I am currently reading Dr. Richard Haier's book The Neuroscience of Intelligence and I am a little confused about the g-factor. Note that I have no education in psychology outside of general ed courses at university.
I have two questions regarding the g-factor. What confuses me is for one, he does not go into technical detail about how the g-factor is calculated.
He does include this illustration:
Here we see that 15 mental tests are taken in groups of 3, where each group is correlated to a certain factor. So tests 1-3 are for reasoning, 4-6 for spatial ability, and so on. These factors then correlate to the g-factor.
I am wondering what is the methodology used to find the correlations between the tests and factors/factors and the g-factor?
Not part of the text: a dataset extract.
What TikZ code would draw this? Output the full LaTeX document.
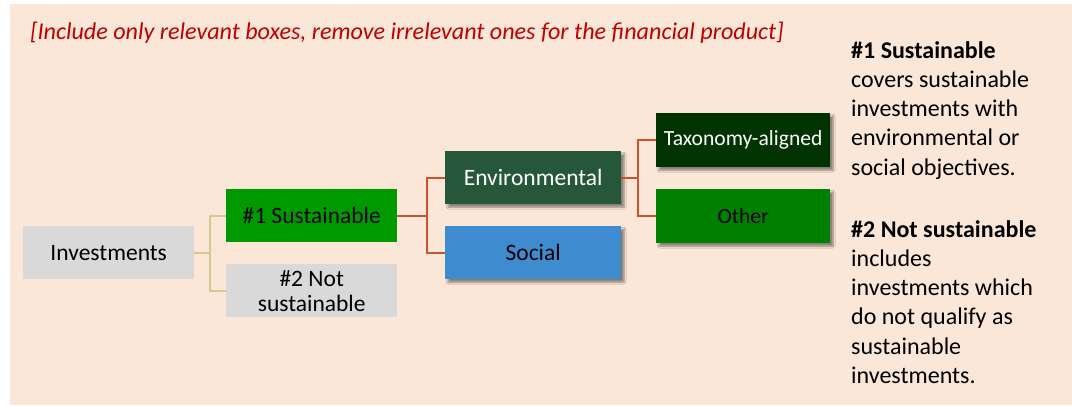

For example, I don't quite understand how they measure the correlation between the test and the factor given that the factor is abstract (ie. reasoning). I hope what I am asking makes sense. I am not asking how to perform linear regression or calculate Pearson's r.
My second question is about the statement in the book:
"Different mental abilities are not independent. They are all related to each other and the correlations among mental tests are always positive.... It strongly implies that all the factors derived from individual tests have something in common, and this common factor is called the general factor of intelligence."
Wouldn't this imply that all of the factors are multicollinear and make it difficult to distinguish which factors are most significant?